To invent a new shape is really very difficult. All the most beautiful shapes were done in the ’50s, ’60s, and ’70s. With technology we can give a new image to the products.
On the one hand, we can work with elements of industrial production; on the other hand we can give a new feeling to the product. The thing is to use technology from other businesses. For example, for Morrison’s new chair we are working with the technology of sneakers—the concept that you can fix rubber with leather or other materials.
I like to use discreet technology—that which you don’t see. You only see, at the end, a beautiful product, a poetic object. We’re in new cooperation with Sharp to work on integration, and are looking at the “miniaturization of technology.” The concept of technology becoming smaller and smaller really helps design.
Fashion and design can be very close because both produce products for the end consumer, but I really think the attitude is absolutely different. In fashion I buy things I don’t need. When I buy six chairs, or a new cabinet, a new table, it’s because I really need it, no? Sometimes we try to push this idea that these things, this cabinet, is so beautiful you can’t do without it. But I think that really the attitude is very different.
When you have a very good design product, it’s good today, it’s good for the next ten years. The interesting thing is that we sell more products today that Jasper designed for Cappellini 15 years ago than we did 15 years ago. That’s why it’s very important for me to work not on best-sellers, but on long-sellers.

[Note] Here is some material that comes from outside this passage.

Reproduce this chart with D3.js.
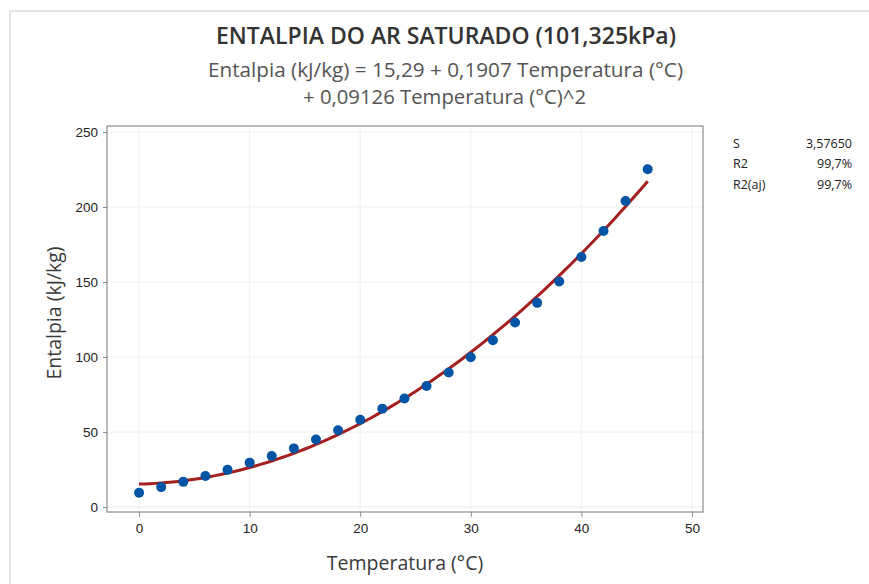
<!DOCTYPE html>
<html>
<head>
<meta charset="utf-8">
<script src="https://cdn.jsdelivr.net/npm/d3@7"></script>
<style>
  body { margin: 0; background: #fff; }
  svg { font-family: "Open Sans", "Noto Sans", sans-serif; }
</style>
</head>
<body>
<svg id="chart" width="869" height="584"></svg>
<script>
// Data
const temperatura = [0, 2, 4, 6, 8, 10, 12, 14, 16, 18, 20, 22, 24, 26, 28, 30, 32, 34, 36, 38, 40, 42, 44, 46];
const entalpia = [9.5, 13.3, 16.8, 20.7, 24.8, 29.6, 34.0, 39.1, 45.0, 51.2, 58.2, 65.6, 72.4, 80.7, 89.7, 99.9, 111.2, 123.0, 136.1, 150.4, 166.7, 184.0, 204.0, 225.2];
// fitted model: b0 + b1*x + b2*x^2
const coefs = [15.29, 0.1907, 0.09126];
const xTicks = [0, 10, 20, 30, 40, 50];
const yTicks = [0, 50, 100, 150, 200, 250];
const statsLabels = ["S", "R2", "R2(aj)"];
const statsValues = ["3,57650", "99,7%", "99,7%"];

const svg = d3.select("#chart");
const margin = { top: 126, right: 166, bottom: 72, left: 107 };
const width = 869 - margin.left - margin.right;
const height = 584 - margin.top - margin.bottom;

// outer panel border (light gray)
svg.append("path")
    .attr("d", "M10,584 V11 H869")
    .attr("fill", "none")
    .attr("stroke", "#e3e3e3")
    .attr("stroke-width", 2);

const g = svg.append("g").attr("transform", `translate(${margin.left}, ${margin.top})`);

const xScale = d3.scaleLinear().domain([-2.9, 51]).range([0, width]);
const yScale = d3.scaleLinear().domain([-3.3, 254]).range([height, 0]);

// gridlines
g.selectAll(".gx").data(xTicks).enter().append("line")
    .attr("x1", d => xScale(d)).attr("x2", d => xScale(d))
    .attr("y1", 0).attr("y2", height)
    .attr("stroke", "#efefef");
g.selectAll(".gy").data(yTicks).enter().append("line")
    .attr("y1", d => yScale(d)).attr("y2", d => yScale(d))
    .attr("x1", 0).attr("x2", width)
    .attr("stroke", "#efefef");

// fitted line
const fit = d3.range(0, 46.01, 0.5).map(t => [t, coefs[0] + coefs[1] * t + coefs[2] * t * t]);
g.append("path")
    .datum(fit)
    .attr("d", d3.line().x(d => xScale(d[0])).y(d => yScale(d[1])))
    .attr("fill", "none")
    .attr("stroke", "#a51f1f")
    .attr("stroke-width", 3);

// data points
g.selectAll(".pt").data(temperatura).enter().append("circle")
    .attr("cx", d => xScale(d))
    .attr("cy", (d, i) => yScale(entalpia[i]))
    .attr("r", 5)
    .attr("fill", "#0054a6");

// frame
g.append("rect")
    .attr("width", width).attr("height", height)
    .attr("fill", "none")
    .attr("stroke", "#8c8c8c")
    .attr("stroke-width", 1.2);

// axes
const xAxis = g.append("g")
    .attr("transform", `translate(0, ${height})`)
    .call(d3.axisBottom(xScale).tickValues(xTicks).tickSize(5).tickSizeOuter(0).tickPadding(6));
const yAxis = g.append("g")
    .call(d3.axisLeft(yScale).tickValues(yTicks).tickSize(4).tickSizeOuter(0).tickPadding(5));
[xAxis, yAxis].forEach(a => {
    a.select(".domain").remove();
    a.selectAll("line").attr("stroke", "#8c8c8c");
    a.selectAll("text").style("font-size", "13.5px").attr("fill", "#222");
});

// axis titles
svg.append("text")
    .attr("x", 405).attr("y", 570)
    .attr("text-anchor", "middle")
    .style("font-size", "19.5px").attr("fill", "#3a3a3a")
    .text("Temperatura (°C)");
svg.append("text")
    .attr("transform", "translate(61, 313) rotate(-90)")
    .attr("text-anchor", "middle")
    .style("font-size", "19.5px").attr("fill", "#3a3a3a")
    .text("Entalpia (kJ/kg)");

// title and equation
svg.append("text")
    .attr("x", 446).attr("y", 44)
    .attr("text-anchor", "middle")
    .style("font-size", "23px").style("font-weight", "600").attr("fill", "#333")
    .attr("textLength", 460).attr("lengthAdjust", "spacingAndGlyphs")
    .text("ENTALPIA DO AR SATURADO (101,325kPa)");
svg.append("text")
    .attr("x", 445.5).attr("y", 77)
    .attr("text-anchor", "middle")
    .style("font-size", "20px").attr("fill", "#555")
    .attr("textLength", 475).attr("lengthAdjust", "spacingAndGlyphs")
    .text("Entalpia (kJ/kg) = 15,29 + 0,1907 Temperatura (°C)");
svg.append("text")
    .attr("x", 444.5).attr("y", 104)
    .attr("text-anchor", "middle")
    .style("font-size", "20px").attr("fill", "#555")
    .attr("textLength", 283).attr("lengthAdjust", "spacingAndGlyphs")
    .text("+ 0,09126 Temperatura (°C)^2");

// stats table
statsLabels.forEach((s, i) => {
    svg.append("text")
        .attr("x", 733).attr("y", 147.5 + i * 20.5)
        .style("font-size", "12.5px").attr("fill", "#222")
        .text(s);
    svg.append("text")
        .attr("x", 852).attr("y", 147.5 + i * 20.5)
        .attr("text-anchor", "end")
        .style("font-size", "12.5px").attr("fill", "#222")
        .text(statsValues[i]);
});
</script>
</body>
</html>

It’s very good to work on avant-garde, in innovation. But it’s good not to be too fashionable. That’s what’s different in the Charme group [from LVMH]. We like to speak about quality; we don’t like to speak about “Iuxe.” With a serial production you really cannot speak about luxe, because luxe is a unique piece. Cartier was a luxury brand when it was doing jewels for the kings and queens. Today you can find Cartier in the duty-free shops worldwide. Is it still luxe?
For me Cappellini is exactly the same as in the past. I always say, I don’t work with designers; I like to design with my designers. We talk about color, about minute details, like maybe one millimeter in this thickness here. This, I like a lot. And so for Cappellini, absolutely, nothing changed.
But I also find I like working in a team, and for the group the most important thing is to work in a strategic way. As a group we don’t want to be the supermarket of design. More and more, we have to push the different languages of design. Cappellini has to be more and more Cappellini; Cassina has to be more and more Cassina; and so forth. The biggest mistake we can make is if someone sees a product and says, “But is this table Cappellini or Cassina?” Cappellini has to do what they call the contemporary classics. Cassina has to do the modern classics. Poltrona Frau has to do the bourgeois classics. And Alias has to do the technical classics. These are the four different strategies for the main brands.
I think that more and more we have an inclination in the market to push the brand. Now we’re asked to do Cappellini restaurants, the Cappellini hotel. But I think we have to be very, very careful about stretching the logo. I can do something only if I’m 500-percent convinced. We always have to think that it has to be a model of innovation. If we lose the spirit of the company, we kill the company.